REPUBLIKA.CO.ID, JAKARTA -- Syekh Ibnu Athaillah as-Sakandari dalam kitab Al-Hikam menjelaskan, amalan yang bersumber dari hati yang zuhud yakni hati yang tidak cinta dunia, tidak bisa dikatakan sebagai amalan yang sedikit. Sebaliknya, amalan yang bersumber dari hati yang tamak, tidak bisa disebut banyak.
Maksud Syekh Ibnu Athaillah tersebut, amal bukan dilihat dari banyak dan sedikitnya, tapi dilihat dari niatnya, keikhlasannya dan kesesuaiannya dengan ajaran Nabi Muhammad SAW.
"Amalan yang bersumber dari hati yang zuhud tidak dapat disebut sedikit. Amalan yang bersumber dari hati yang tamak tidak dapat disebut banyak." (Syekh Ibnu Athaillah as-Sakandari, Al-Hikam)

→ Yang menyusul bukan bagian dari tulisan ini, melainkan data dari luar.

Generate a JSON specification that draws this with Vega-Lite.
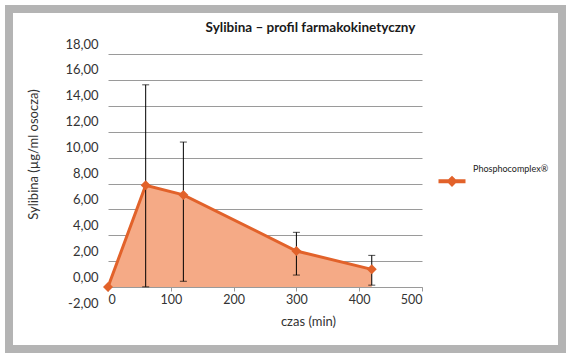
{
  "$schema": "https://vega.github.io/schema/vega-lite/v6.json",
  "autosize": "none",
  "width": 553,
  "height": 340,
  "padding": {"left": 9, "top": 9, "right": 10, "bottom": 4},
  "background": "white",
  "title": {
    "text": "Sylibina – profil farmakokinetyczny",
    "font": "Lato",
    "fontSize": 13.5,
    "fontWeight": "bold",
    "color": "#1a1a1a",
    "anchor": "middle",
    "frame": "group",
    "dx": 25,
    "dy": 29
  },
  "data": {
    "values": [
      {"czas": 0, "c": 0.0, "lo": null, "hi": null, "seria": "Phosphocomplex®"},
      {"czas": 60, "c": 7.87, "lo": 0.02, "hi": 15.62, "seria": "Phosphocomplex®"},
      {"czas": 120, "c": 7.12, "lo": 0.45, "hi": 11.2, "seria": "Phosphocomplex®"},
      {"czas": 300, "c": 2.79, "lo": 0.93, "hi": 4.23, "seria": "Phosphocomplex®"},
      {"czas": 420, "c": 1.37, "lo": 0.15, "hi": 2.45, "seria": "Phosphocomplex®"}
    ]
  },
  "encoding": {
    "x": {
      "field": "czas",
      "type": "quantitative",
      "scale": {"domain": [0, 500], "range": [99, 413], "nice": false, "zero": false},
      "axis": {
        "title": "czas (min)",
        "values": [0, 100, 200, 300, 400, 500],
        "offset": -62,
        "grid": false,
        "domainColor": "#9a9a9a",
        "tickColor": "#9a9a9a",
        "tickSize": 4,
        "labelPadding": 2,
        "labelFont": "Lato",
        "labelFontSize": 12.5,
        "labelColor": "#333333",
        "titleFont": "Lato",
        "titleFontSize": 13,
        "titleFontWeight": "normal",
        "titleColor": "#333333",
        "titleX": 299,
        "titleY": 34,
        "titleAlign": "center",
        "titleBaseline": "middle"
      }
    },
    "y": {
      "field": "c",
      "type": "quantitative",
      "scale": {"domain": [-2, 18], "range": [304, 45], "nice": false, "zero": false},
      "axis": {
        "title": "Sylibina (µg/ml osocza)",
        "values": [-2, 0, 2, 4, 6, 8, 10, 12, 14, 16, 18],
        "format": ".2f",
        "labelExpr": "replace(replace(datum.label, '.', ','), '−', '-')",
        "offset": -99,
        "domain": false,
        "ticks": false,
        "grid": true,
        "gridColor": "#9a9a9a",
        "gridOpacity": {"condition": {"test": "datum.value < -1", "value": 0}, "value": 1},
        "labelPadding": 10,
        "labelOffset": -10,
        "labelFont": "Lato",
        "labelFontSize": 13,
        "labelColor": "#333333",
        "titleFont": "Lato",
        "titleFontSize": 13,
        "titleFontWeight": "normal",
        "titleColor": "#333333",
        "titleX": -75,
        "titleY": 145,
        "titleAngle": -90,
        "titleAlign": "center",
        "titleBaseline": "middle"
      }
    }
  },
  "layer": [
    {
      "mark": {"type": "area", "color": "#f5aa86", "opacity": 1}
    },
    {
      "mark": {"type": "line", "color": "#e2622a", "strokeWidth": 3}
    },
    {
      "data": {"values": [{}]},
      "mark": {"type": "rule", "color": "#9a9a9a", "strokeWidth": 1},
      "encoding": {
        "x": {"datum": 0},
        "y": {"datum": 0},
        "y2": {"datum": 18}
      }
    },
    {
      "mark": {"type": "rule", "color": "black", "strokeWidth": 1},
      "encoding": {
        "y": {"field": "lo", "type": "quantitative"},
        "y2": {"field": "hi"}
      }
    },
    {
      "mark": {"type": "tick", "orient": "horizontal", "color": "black", "size": 7, "thickness": 1},
      "encoding": {"y": {"field": "lo", "type": "quantitative"}}
    },
    {
      "mark": {"type": "tick", "orient": "horizontal", "color": "black", "size": 7, "thickness": 1},
      "encoding": {"y": {"field": "hi", "type": "quantitative"}}
    },
    {
      "mark": {"type": "point", "shape": "diamond", "filled": true, "size": 100, "opacity": 1},
      "encoding": {
        "color": {
          "field": "seria",
          "type": "nominal",
          "scale": {"domain": ["Phosphocomplex®"], "range": ["#e2622a"]},
          "legend": {
            "title": null,
            "orient": "none",
            "legendX": 429.5,
            "legendY": 146,
            "padding": 0,
            "symbolType": "M-1,0.8H1V1.1H-1Z M0,0.53L0.42,0.95L0,1.37L-0.42,0.95Z",
            "symbolSize": 729,
            "symbolStrokeWidth": 0,
            "symbolOpacity": 1,
            "labelOffset": 7.5,
            "labelFont": "Lato",
            "labelFontSize": 9,
            "labelColor": "#222222"
          }
        }
      }
    }
  ],
  "config": {
    "view": {"stroke": "#b4b4b4", "strokeWidth": 8, "fill": "white"}
  }
}
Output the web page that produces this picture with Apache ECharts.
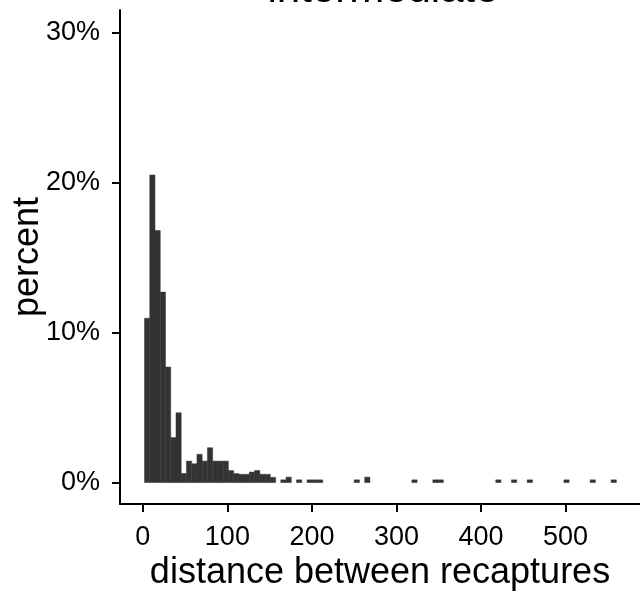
<!DOCTYPE html>
<html>
<head>
<meta charset="utf-8">
<script src="https://cdn.jsdelivr.net/npm/echarts@6/dist/echarts.min.js"></script>
<style>
  html, body { margin: 0; padding: 0; background: #fff; }
  #chart { width: 640px; height: 592px; }
</style>
</head>
<body>
<div id="chart"></div>
<script>
// histogram bins: left edge of first bin and bin width (distance units)
const binOrigin = 2
const binWidth = 6.2

// percent of recaptures in each bin
const binPercent = [
  10.95, 20.5, 16.8, 12.7, 7.7, 3.0, 4.65, 0.6, 1.43, 1.25,
  1.88, 1.43, 2.32, 1.43, 1.43, 1.43, 0.8, 0.6, 0.55, 0.55,
  0.7, 0.8, 0.55, 0.55, 0.35, 0, 0.18, 0.36, 0, 0.18,
  0, 0.18, 0.18, 0.18, 0, 0, 0, 0, 0, 0,
  0.18, 0, 0.36, 0, 0, 0, 0, 0, 0, 0,
  0, 0.18, 0, 0, 0, 0.18, 0.18, 0, 0, 0,
  0, 0, 0, 0, 0, 0, 0, 0.18, 0, 0,
  0.18, 0, 0, 0.18, 0, 0, 0, 0, 0, 0,
  0.18, 0, 0, 0, 0, 0.18, 0, 0, 0, 0.18
]

const xTicks = [0, 100, 200, 300, 400, 500]
const yTicks = [0, 10, 20, 30]

const chart = echarts.init(document.getElementById('chart'))

// [start, end, percent] per bin
const bins = binPercent.map((p, i) => [binOrigin + i * binWidth, binOrigin + (i + 1) * binWidth, p])

const font = 'Liberation Sans, Arial, sans-serif'

const options = {
  animation: false,
  // facet title, mostly cut off by the top edge
  graphic: [{
    type: 'text',
    x: 383,
    y: 11,
    style: {
      text: 'intermediate',
      align: 'center',
      verticalAlign: 'bottom',
      font: '42px ' + font,
      fill: '#000'
    }
  }],
  grid: { left: 120, right: 0, top: 10, bottom: 88, containLabel: false, outerBoundsMode: 'none' },
  xAxis: {
    type: 'value',
    min: -27,
    max: 588,
    name: 'distance between recaptures',
    nameLocation: 'middle',
    nameGap: 51,
    nameMoveOverlap: false,
    nameTextStyle: { fontFamily: font, fontSize: 36, color: '#000' },
    axisLine: { show: true, onZero: false, lineStyle: { color: '#000', width: 2 } },
    axisTick: { show: true, customValues: xTicks, length: 8, lineStyle: { color: '#000', width: 2 } },
    axisLabel: { customValues: xTicks, margin: 20, fontFamily: font, fontSize: 27, color: '#000' },
    splitLine: { show: false }
  },
  yAxis: {
    type: 'value',
    min: -1.43,
    max: 31.5,
    name: 'percent',
    nameLocation: 'middle',
    nameGap: 74,
    nameMoveOverlap: false,
    nameTextStyle: { fontFamily: font, fontSize: 36, color: '#000' },
    axisLine: { show: true, onZero: false, lineStyle: { color: '#000', width: 2 } },
    axisTick: { show: true, customValues: yTicks, length: 8, lineStyle: { color: '#000', width: 2 } },
    axisLabel: { customValues: yTicks, margin: 20, formatter: '{value}%', fontFamily: font, fontSize: 27, color: '#000' },
    splitLine: { show: false }
  },
  series: [{
    type: 'custom',
    data: bins,
    renderItem: (params, api) => {
      const h = api.value(2)
      if (!h) return
      const p0 = api.coord([api.value(0), h])
      const p1 = api.coord([api.value(1), 0])
      return {
        type: 'rect',
        shape: { x: p0[0], y: p0[1], width: p1[0] - p0[0], height: p1[1] - p0[1] },
        style: { fill: '#333333', stroke: '#333333', lineWidth: 0.5 }
      }
    }
  }]
}
chart.setOption(options)
</script>
</body>
</html>
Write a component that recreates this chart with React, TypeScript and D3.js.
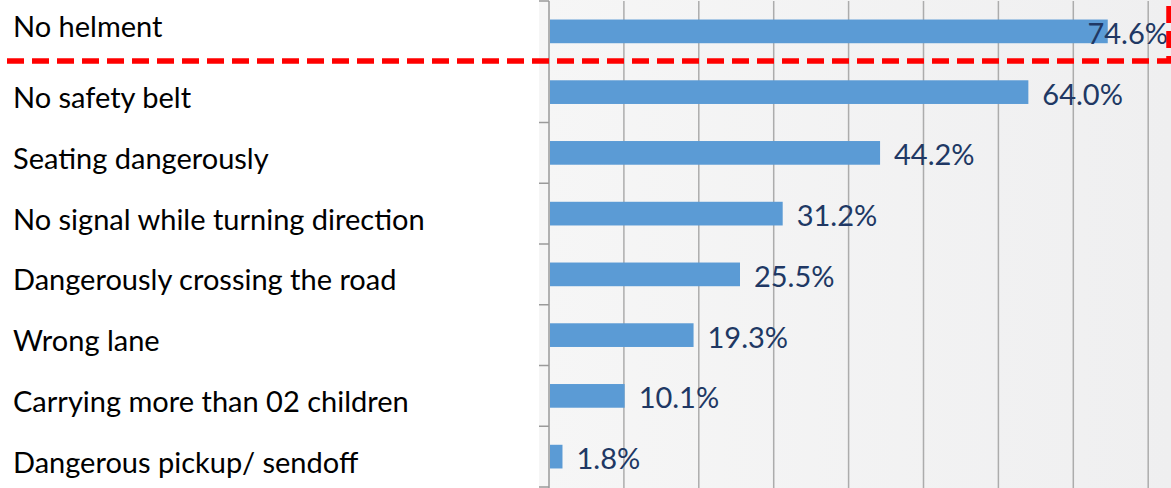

Walaupun amalan yang kamu lakukan itu sedikit, namun dikerjakan dengan penuh keikhlasan dan jauh dari nilai-nilai kesyirikan. Maka pada hakikatnya kamu telah melakukan sesuatu yang besar dengan pahala yang besar juga.
Nilai sebuah ibadah adalah kualitasnya, bukan kuantitasnya. Berapa banyak orang yang beribadah siang dan malam, namun tidak ada pahala yang didapatkan, karena semua itu dilakukan dengan tidak ikhlas dan jauh dari nilai-nilai ketuhanan.
Walaupun amalan yang kamu lakukan itu banyak, namun tidak ikhlas dan mengandung nilai-nilai kesyirikan. Maka pahala yang kamu dapatkan adalah nol besar, sia-sia belaka.
Ibadah yang kamu lakukan untuk selain-Nya, maka Dia berlepas diri darinya. Ibadah itu sesuai niatnya. Jika niatnya untuk Allah SWT, maka Dia akan membalasnya. Jika niatnya untuk dunia maka ia akan mendapatkannya, dan tentunya atas seizin-Nya.
Banyaknya amalan belum tentu menunjukkan banyaknya pahala. Sedikitnya amalan belum tentu menunjukkan sedikitnya pahala. Timbangannya adalah keikhlasan dan kesesuaian dengan tuntutan Rasulullah SAW.
Hal ini dijelaskan Syekh Ibnu Athaillah as-Sakandari dalam kitab Al-Hikam dengan penjelasan tambahan oleh Penyusun dan Penerjemah Al-Hikam, D A Pakih Sati Lc dalam buku Kitab Al-Hikam dan Penjelasannya yang diterbitkan penerbit Noktah tahun 2017.